Technology has isolated neighBours

Think of two young ladies sitting in their balcaos across the village road and chatting with each other on their cell phones. Old timers may find this weird, but this scenario is a norm today. Communication modes like the internet, cell phones, and means of travel have made the world a lot smaller. A person at the North Pole can befriend people at the other end of the globe. Interestingly, the same technology seems to have isolated neighbours who once lived like a close-knit community.
The other day at a church, as I walked towards the parking lot, someone called out to me. I turned and found myself face to face with a beaming young lady. She approached me with an extended hand. “See, I recognized you first!” she exclaimed triumphantly and giggled. Perhaps a case of mistaken identity, I thought as we shook hands. She read my mind and enjoyed my predicament. “I’m Karla. How can you not know me?” she ‘complained’ and continued her laughter. I was completely taken aback and embarrassed. How could I fail to recognize a neighbor? “You people need to come down more often to avoid a situation like this,” was all I could stammer. Karla was beautiful, friendly, and good-natured. She lived next door until she married and migrated to the US a decade ago. Contrary to my belief, I found out she comes down every year to spend time with her parents.

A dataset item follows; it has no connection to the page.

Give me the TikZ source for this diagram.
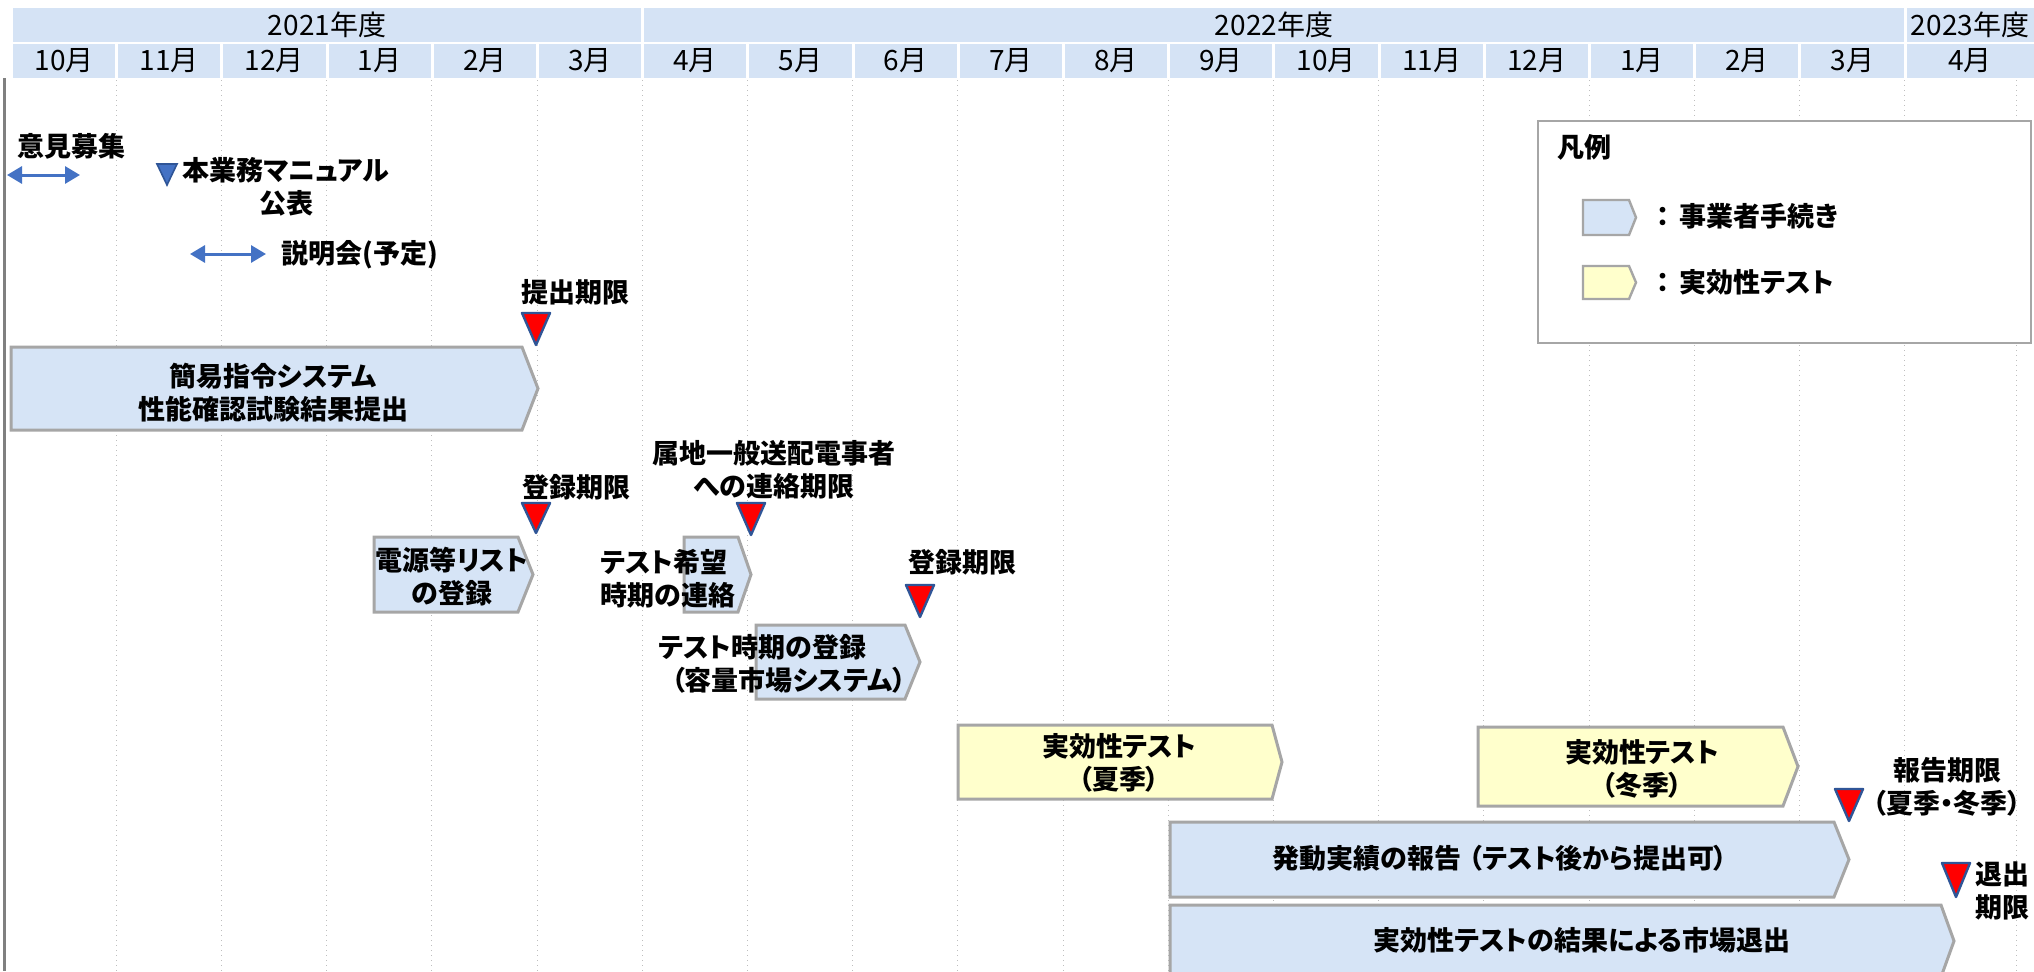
\documentclass[tikz,border=0pt]{standalone}
\usepackage{fontspec}
\setmainfont{Noto Sans CJK JP}[RawFeature=+palt]
\usetikzlibrary{arrows.meta}
\definecolor{hdr}{RGB}{213,227,245}
\definecolor{bfill}{RGB}{214,228,246}
\definecolor{yfill}{RGB}{255,255,204}
\definecolor{bord}{RGB}{166,166,166}
\definecolor{navy}{RGB}{47,85,151}
\definecolor{arrblue}{RGB}{68,114,196}
\definecolor{gridc}{RGB}{190,190,190}
\newcommand{\plate}[6]{%
  \draw[#1] (#2,#3) -- ({#4-#6},#3) -- (#4,{(#3+#5)/2}) -- ({#4-#6},#5) -- (#2,#5) -- cycle;}
\newcommand{\rtri}[3]{%
  \draw[redtri] ({#1-14},#2) -- ({#1+14},#2) -- (#1,#3) -- cycle;}
\tikzset{
  hlbl/.style={font=\fontsize{14}{16}\selectfont, inner sep=0pt},
  lbl/.style={font=\fontsize{13.5}{16.5}\selectfont\bfseries, inner sep=0pt, align=center},
  plateblue/.style={fill=bfill, draw=bord, line width=1.5pt},
  plateyellow/.style={fill=yfill, draw=bord, line width=1.5pt},
  legplateblue/.style={fill=bfill, draw=bord, line width=1.2pt},
  legplateyellow/.style={fill=yfill, draw=bord, line width=1.2pt},
  redtri/.style={fill=red, draw=navy, line width=1.2pt, line join=round},
  bluetri/.style={fill=arrblue, draw=navy, line width=0.8pt},
  dblarrow/.style={arrblue, line width=1.5pt,
    {Triangle[length=7.5pt,width=8.5pt]}-{Triangle[length=7.5pt,width=8.5pt]}},
  gridline/.style={gridc, dotted, line width=0.5pt},
}
\begin{document}
\begin{tikzpicture}[x=0.5pt,y=-0.5pt]
\useasboundingbox (0,0) rectangle (2034,971);
\fill[white] (0,0) rectangle (2034,971);
% grid lines
\foreach \i in {1,...,18} { \draw[gridline] ({13+105.2*\i-2},80) -- ({13+105.2*\i-2},971); }
\draw[gridline] (2016,80) -- (2016,971);
% left border
\draw[gray, line width=1.3pt] (4.5,78) -- (4.5,971);
% year row
\fill[hdr] (13,8) rectangle (641,42);
\fill[hdr] (644,8) rectangle (1904,42);
\fill[hdr] (1907,8) rectangle (2034,42);
\node[hlbl] (y2021) at (327,25) {2021年度};
\node[hlbl] (y2022) at (1274,25) {2022年度};
\node[hlbl] (y2023) at (1970,25) {2023年度};
% month row
\foreach \i/\m in {0/10,1/11,2/12,3/1,4/2,5/3,6/4,7/5,8/6,9/7,10/8,11/9,12/10,13/11,14/12,15/1,16/2,17/3} {
  \fill[hdr] ({13+105.2*\i},44) rectangle ({13+105.2*(\i+1)-3},78);
  \node[hlbl] (m\i) at ({13+105.2*\i+51},61) {\m 月};
}
\fill[hdr] (1907,44) rectangle (2034,78);
\node[hlbl] (m18) at (1970,61) {4月};
% legend
\draw[bord, line width=1pt, fill=white] (1538,121) rectangle (2031,343);
\node[lbl, anchor=west] (leg) at (1557,147) {凡例};
\plate{legplateblue}{1583}{200}{1636}{235}{7}
\plate{legplateyellow}{1583}{266}{1636}{299}{7}
\node[lbl, anchor=west] (leg1) at (1656,216) {：\hspace{5pt}事業者手続き};
\node[lbl, anchor=west] (leg2) at (1656,282) {：\hspace{5pt}実効性テスト};
% top annotations
\node[lbl] (iken) at (72,146) {意見募集};
\coordinate (a1s) at (7,175);
\coordinate (a1e) at (80,175);
\draw[dblarrow] (a1s) -- (a1e);
\draw[bluetri] (157,164) -- (177,164) -- (167,185) -- cycle;
\node[lbl] (manual) at (286,187) {本業務マニュアル\\公表};
\coordinate (a2s) at (190,254);
\coordinate (a2e) at (266,254);
\draw[dblarrow] (a2s) -- (a2e);
\node[lbl] (setsumei) at (360,255) {説明会(予定)};
% boxes
\plate{plateblue}{11}{347}{538}{430}{16}
\node[lbl] (kani) at (273,393) {簡易指令システム\\性能確認試験結果提出};
\node[lbl] (teishutsu) at (575,292) {提出期限};
\rtri{536}{313}{345}
\node[lbl] (toroku1) at (576,487) {登録期限};
\rtri{536}{503}{533}
\plate{plateblue}{374}{537}{533}{612}{15}
\node[lbl] (dengen) at (452,577) {電源等リスト\\の登録};
\node[lbl] (zokuchi) at (774,470) {属地一般送配電事者\\への連絡期限};
\rtri{751}{503}{535}
\plate{plateblue}{684}{537}{751}{612}{13}
\node[lbl, anchor=west, align=left] (kibou) at (600,579) {テスト希望\\時期の連絡};
\node[lbl] (toroku2) at (962,562) {登録期限};
\rtri{920}{585}{617}
\plate{plateblue}{756}{625}{920}{699}{15}
\node[lbl, anchor=west, align=left] (jiki) at (658,664) {テスト時期の登録\\\hspace*{6.5pt}（容量市場システム）};
\plate{plateyellow}{958}{725}{1282}{799}{10}
\node[lbl] (summer) at (1119,763) {実効性テスト\\（夏季）};
\plate{plateyellow}{1478}{727}{1798}{806}{15}
\node[lbl] (winter) at (1642,769) {実効性テスト\\（冬季）};
\plate{plateblue}{1170}{822}{1849}{897}{15}
\node[lbl] (hatsudo) at (1500,858) {発動実績の報告\hspace{4pt}（テスト後から提出可）};
\plate{plateblue}{1170}{905}{1954}{977}{13}
\node[lbl] (taishutsu) at (1582,940) {実効性テストの結果による市場退出};
\node[lbl] (houkoku) at (1947,787) {報告期限\\（夏季・冬季）};
\rtri{1849}{789}{821}
\rtri{1956}{863}{897}
\node[lbl, anchor=west, align=left] (taishutsukigen) at (1975,891) {退出\\期限};
\end{tikzpicture}
\end{document}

In the good old days, our tarvotis (seamen) and Gulfies would visit neighbors, friends, and relatives as soon as they got home. They would seldom go back to their jobs without the blessings of the elderly in the neighborhood. Their wives or mothers would lovingly churn out little parcels containing imported goodies for everyone. A day or two before leaving, they would invite neighbors and friends to partake in a ‘ladinha’, which also served as a farewell party. In later years, as this old, hallowed tradition started dying out, they would announce their arrival by playing their new sound systems at maximum volume, and one could see them around doing daily errands. In contrast, today’s NRIs are an elusive lot who prefer driving with their tinted car windows rolled up. If you don’t catch them at the church, socials, markets or tiatrs, you are unlikely to ever meet them. The other day, I met Joe, my next door NRI neighbor at the chemist. “When did you come?” I inquired, only to hear that he is flying back at noon after a month’s holiday.